My Adoption Reunion Story
Before You Enter Into an Adoption Reunion - for the Adoptee
Before You Enter Into an Adoption Reunion - for Birth Parents


I’m very suspicious of ABC after what Barbara Walters pulled with a 20/20 episode that led with a tag line: “tune in as five families compete for the greatest prize of all…a human baby!”
ABC does not have a good track record with dealing with adoption in a sensitive way.
Meeting birth parents is a personal decision, and not to be sensationalized. That being said, if someone wants to agree to have their journey documented, that is completely up to them.
Adoptees have 2 families: Natural and Adopted. “Let’s find your family” means simply finding the adopted person’s biological family.
Insecure adoptive parents may have an issue with that, but it’s THEIR ISSUE, THEIR INSECURITIES. No one should be able to adopt if they are unable to accept that the adopted child has biological relatives that they may want to reunite with someday.
The “ownership” mentality by adoptive parents is absolutely nauseating. Grow up, people.

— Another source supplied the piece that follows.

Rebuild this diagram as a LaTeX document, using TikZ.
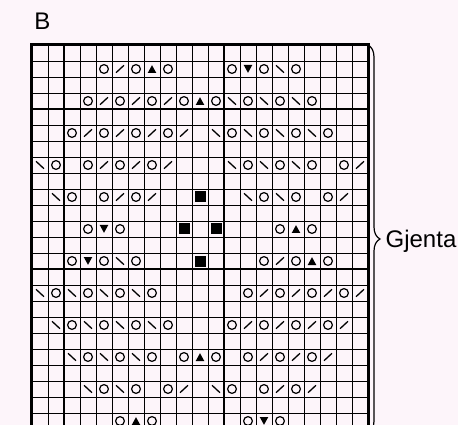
\documentclass[tikz,border=0pt]{standalone}
\usepackage{fontspec}
\setmainfont{Liberation Sans}
\usepackage{tikz}
\usetikzlibrary{decorations.pathreplacing}
\definecolor{bgpink}{RGB}{253,245,250}
\begin{document}
\begin{tikzpicture}[
    x=16pt, y=-16pt,
    thin grid/.style={draw, line width=0.9pt},
    thick grid/.style={draw, line width=1.8pt},
    frame/.style={draw, line width=3pt, line join=miter},
    chart text/.style={font=\fontsize{24}{28}\selectfont, inner sep=0pt},
    kast/.pic={\draw[line width=1.2pt] (0,0) circle (4.4pt);},
    hoyre/.pic={\draw[line width=1.3pt] (-4pt,-3.7pt) -- (4pt,3.7pt);},
    venstre/.pic={\draw[line width=1.3pt] (-4pt,3.7pt) -- (4pt,-3.7pt);},
    opp/.pic={\fill (0,3.8pt) -- (-4.3pt,-4pt) -- (4.3pt,-4pt) -- cycle;},
    ned/.pic={\fill (0,-3.8pt) -- (-4.3pt,4pt) -- (4.3pt,4pt) -- cycle;},
    vrang/.pic={\fill (-5.5pt,-5.5pt) rectangle (5.5pt,5.5pt);}
]
\fill[bgpink] (-2,-2.8125) rectangle (26.625,23.75);
\clip (-2,-2.8125) rectangle (26.625,23.75);
\foreach \c in {1,...,20} \draw[thin grid] (\c,0) -- (\c,24.5);
\foreach \r in {1,...,24} \draw[thin grid] (0,\r) -- (21,\r);
\foreach \c in {2,12} \draw[thick grid] (\c,0) -- (\c,24.5);
\foreach \r in {4,14} \draw[thick grid] (0,\r) -- (21,\r);
\draw[frame] (0,24.5) -- (0,0) -- (21,0) -- (21,24.5);
\foreach \r/\cells in {
    1/{4/kast,5/hoyre,6/kast,7/opp,8/kast,12/kast,13/ned,14/kast,15/venstre,16/kast},
    3/{3/kast,4/hoyre,5/kast,6/hoyre,7/kast,8/hoyre,9/kast,10/opp,11/kast,12/venstre,13/kast,14/venstre,15/kast,16/venstre,17/kast},
    5/{2/kast,3/hoyre,4/kast,5/hoyre,6/kast,7/hoyre,8/kast,9/hoyre,11/venstre,12/kast,13/venstre,14/kast,15/venstre,16/kast,17/venstre,18/kast},
    7/{0/venstre,1/kast,3/kast,4/hoyre,5/kast,6/hoyre,7/kast,8/hoyre,12/venstre,13/kast,14/venstre,15/kast,16/venstre,17/kast,19/kast,20/hoyre},
    9/{1/venstre,2/kast,4/kast,5/hoyre,6/kast,7/hoyre,10/vrang,13/venstre,14/kast,15/venstre,16/kast,18/kast,19/hoyre},
    11/{3/kast,4/ned,5/kast,9/vrang,11/vrang,15/kast,16/opp,17/kast},
    13/{2/kast,3/ned,4/kast,5/venstre,6/kast,10/vrang,14/kast,15/hoyre,16/kast,17/opp,18/kast},
    15/{0/venstre,1/kast,2/venstre,3/kast,4/venstre,5/kast,6/venstre,7/kast,13/kast,14/hoyre,15/kast,16/hoyre,17/kast,18/hoyre,19/kast,20/hoyre},
    17/{1/venstre,2/kast,3/venstre,4/kast,5/venstre,6/kast,7/venstre,8/kast,12/kast,13/hoyre,14/kast,15/hoyre,16/kast,17/hoyre,18/kast,19/hoyre},
    19/{2/venstre,3/kast,4/venstre,5/kast,6/venstre,7/kast,9/kast,10/opp,11/kast,13/kast,14/hoyre,15/kast,16/hoyre,17/kast,18/hoyre},
    21/{3/venstre,4/kast,5/venstre,6/kast,8/kast,9/hoyre,11/venstre,12/kast,14/kast,15/hoyre,16/kast,17/hoyre},
    23/{5/kast,6/opp,7/kast,13/kast,14/ned,15/kast}}
  \foreach \c/\s in \cells \pic at (\c+0.5,\r+0.5) {\s};
\coordinate (top) at (21,0);
\coordinate (bottom) at (21,24.25);
\draw[line width=1.2pt, decorate, decoration={brace, amplitude=12pt}] (top) -- (bottom);
\node[chart text, anchor=base west] (chart) at (0.14,-0.94) {B};
\node[chart text, anchor=base west] (repeat) at (22.09,12.63) {Gjenta};
\end{tikzpicture}
\end{document}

I watched the show, and as an adoptive father of two I was left with mixed feelings. The issue of adoption is quite complex, and with a limited television format it is difficult to present. I like the fact that attention is being brought to the field of adoption, but I noticed not word about the distinction between open and closed adoptions. Obviously, with an open adoption many of the heartbreaking downsides of the closed adoption depicted in the program could have been avoided. The public needs to understand that open adoption is an option today. I also noticed the repeated use of stigmatizing adoption language : “gave up” the child; “track down” the birthparents etc. The birthparents on the show obviously never gave up on their child. And they are not criminals who needed to be tracked down. Let’s work to educate and celebrate, not confuse and demean.
I enjoyed the show and was surprised by how well they did with the whole thing. There is room for improvement but that seems normal for a new show, so hopefully things will improve.
In response to Mara…apparently you are not sophisticated enough to see beyond the manipulation of the television network on your heartstrings. Adult adoptees and biological families should of course be supported in reunited if they so choose to do so (statistically, some do and many don’t). However; it is the exploitation of a personal and private matter and the terminology used that is so disturbing to adoptive parents. Some people do not feel “lost” and don’t choose to be “found”. Certainly not for the sole purposes of the entertainment of others.
i think its a good idea because i am adopted and i am looking for my sisters i just found my birth mom i think a lot of people get get some answers to there questions like why and when they got given up and mabye have a relationship with there long lost family members
i have been trying to find my son for the past 10 years with no luck i eas wondering if you could help me please,i keep hitting a brick wall.